I believe that properly trained SROs can be a positive force in our community’s schools. I hope the legislature can correct the funding and training problems in the next session or this will fail to have the impact they intended. We also must be clear-eyed about how far this solution will take us. We now have several instances of school shootings and mass murders where the killer went past or through an SRO or armed guard, including (reportedly) this latest shooting in Uvalde.
So, we also have to work on getting ahead of the problem before we have an active shooter. Efforts at establishing comprehensive systems of mental health care for both students and adults can help. Comprehensive systems of care can be where everyone in the community and school system knows some level of mental health first aid and can support those in distress with connections to more specialized support. It also can include increasing the capacity of professional mental health providers. Our schools and communities need trained professionals and funding to create these comprehensive systems.

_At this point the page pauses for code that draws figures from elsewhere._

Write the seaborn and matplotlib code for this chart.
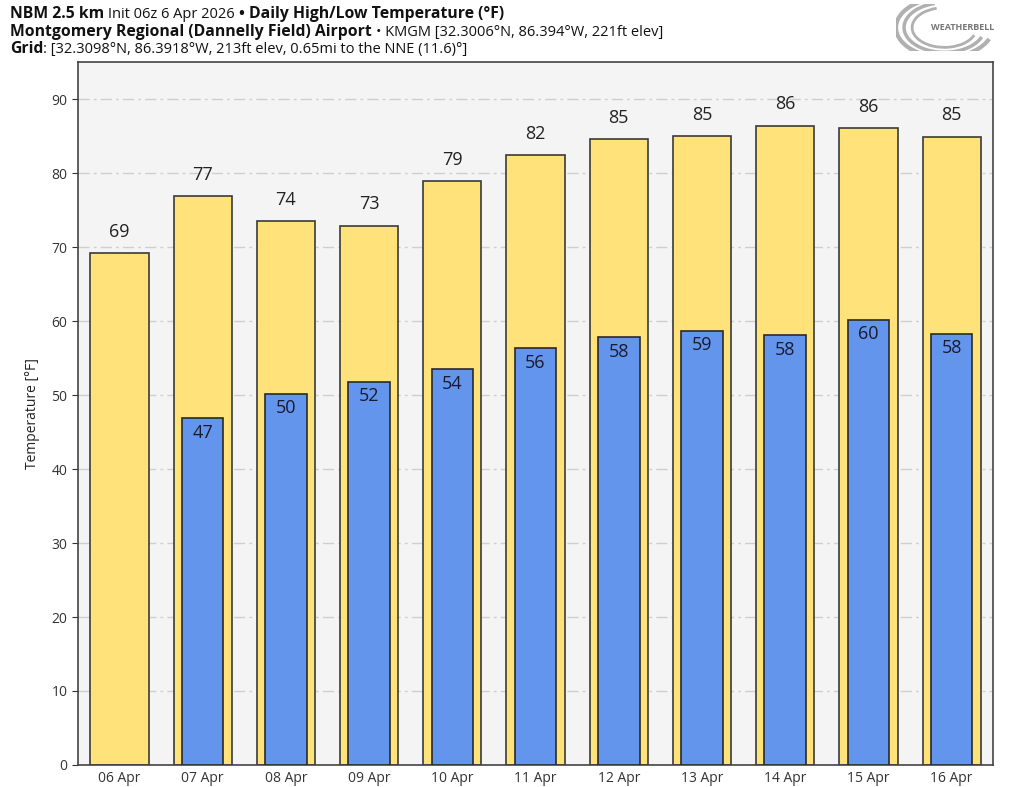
import matplotlib
matplotlib.use("Agg")
import matplotlib.pyplot as plt
from matplotlib.patches import Arc
import seaborn as sns
import pandas as pd
import numpy as np

days = ['06 Apr', '07 Apr', '08 Apr', '09 Apr', '10 Apr', '11 Apr',
        '12 Apr', '13 Apr', '14 Apr', '15 Apr', '16 Apr']
highs = [69.2, 76.9, 73.5, 72.9, 78.9, 82.4, 84.6, 85.0, 86.4, 86.1, 84.9]
lows = [np.nan, 46.9, 50.2, 51.8, 53.5, 56.3, 57.8, 58.7, 58.1, 60.2, 58.3]

sns.set_style("white")
plt.rcParams['font.family'] = ['Open Sans', 'DejaVu Sans']

df = pd.DataFrame({'day': days, 'high': highs, 'low': lows})

fig = plt.figure(figsize=(10.24, 7.87), dpi=100)
ax = fig.add_axes([0.076, 0.028, 0.894, 0.893])
ax.set_facecolor('#f4f4f4')

sns.barplot(data=df, x='day', y='high', order=days, color='#ffe27a',
            width=0.7, edgecolor='#3a3a3a', linewidth=1.2, saturation=1,
            ax=ax, zorder=2)
sns.barplot(data=df.dropna(), x='day', y='low', order=days, color='#6495ed',
            width=0.5, edgecolor='#2a2a2a', linewidth=1.2, saturation=1,
            ax=ax, zorder=3)

# value labels
for i, (h, l) in enumerate(zip(highs, lows)):
    ax.annotate(f"{round(h):d}", (i, h), xytext=(0, 9), textcoords='offset points',
                ha='center', va='bottom', fontsize=13, color='#222222', zorder=5)
    if not np.isnan(l):
        ax.annotate(f"{round(l):d}", (i, l), xytext=(0, -4), textcoords='offset points',
                    ha='center', va='top', fontsize=13, color='#1a1a2e', zorder=5)

ax.set_xlim(-0.5, 10.5)
ax.set_ylim(0, 95)
ax.set_yticks(range(0, 91, 10))
ax.yaxis.grid(True, color='#cfcfcf', linestyle=(0, (8, 3, 2, 3)), linewidth=1)
ax.set_axisbelow(True)
ax.set_xlabel('')
ax.set_ylabel('Temperature [°F]', fontsize=10, color='#222222', labelpad=8)
ax.tick_params(axis='y', labelsize=10, colors='#333333', length=4,
               direction='out', left=True)
ax.tick_params(axis='x', labelsize=10, colors='#333333', bottom=False, pad=1)
for s in ax.spines.values():
    s.set_color('#444444')
    s.set_linewidth(1.2)

# title lines with mixed weights
SIZES = {'bold': 11.3, 'normal': 10.5}


def rich_line(y, parts):
    prev = None
    for txt, weight in parts:
        if prev is None:
            prev = fig.text(0.0098, y, txt, fontsize=SIZES[weight], fontweight=weight,
                            color='#111111', va='baseline', ha='left')
        else:
            prev = fig.add_artist(matplotlib.text.Annotation(
                txt, xy=(1, 0), xycoords=prev, va='bottom', ha='left',
                fontsize=SIZES[weight], fontweight=weight, color='#111111'))


rich_line(1 - 18 / 787, [('NBM 2.5 km ', 'bold'), ('Init 06z 6 Apr 2026 ', 'normal'),
                         ('• Daily High/Low Temperature (°F)', 'bold')])
rich_line(1 - 36 / 787, [('Montgomery Regional (Dannelly Field) Airport ', 'bold'),
                         ('• KMGM [32.3006°N, 86.394°W, 221ft elev]', 'normal')])
rich_line(1 - 53 / 787, [('Grid', 'bold'),
                         (': [32.3098°N, 86.3918°W, 213ft elev, 0.65mi to the NNE (11.6)°]', 'normal')])

# logo
lax = fig.add_axes([0.875, 0.935, 0.105, 0.06])
lax.set_xlim(0, 1)
lax.set_ylim(0, 1)
lax.axis('off')
for w, lw in [(0.9, 3), (0.75, 2.5), (0.6, 2)]:
    lax.add_patch(Arc((0.45, 0.5), w, w * 1.4, theta1=100, theta2=330,
                      color='#b0b0b0', lw=lw))
lax.text(0.62, 0.5, 'WEATHERBELL', fontsize=6.5, fontweight='bold',
         color='#777777', ha='center', va='center')

fig.savefig('out.png', dpi=100)
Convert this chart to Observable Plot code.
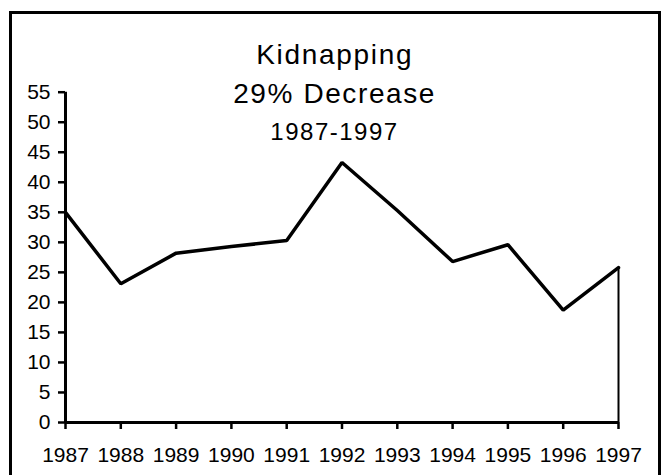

This morning, like many parents, I took my 10-year-old daughter to her last day of school before summer break. She already had heard about the Texas shooting on the news and it was being reported on the radio as soon as we got in the car. Of course she had questions and worries about today. I told her that school was one of the safest places she could be and that our whole community and everyone at the school was working to make sure she was safe. If I’m being honest, I think I said those words to reassure myself as much as her. I’m sure I’m not alone worrying about her and my son (9 years old), and my wife, who teaches in the school near our home.
People sometimes make statements that schools should “stick to the basics” like reading and arithmetic – as if the school could have a magic bubble around it where the troubles of a nation and community don’t also come inside. But reality bursts that bubble on a regular basis – and violently and tragically so in the case of Uvalde, Texas, and so many other places.
Our schools and the students and staff working in them are inextricably connected to and part of what is happening outside in their communities. Our schools need to be places where students can discuss the world around them and honestly talk about their fears and their dreams. Imagine what school would be like if they couldn’t talk about those things – especially on a day like today.
Our children are inheriting from us a world and a country with enormous and difficult problems, most of which we (the adults) have created. Collectively, we have a responsibility to take the necessary steps to help them succeed where we have – so far – failed.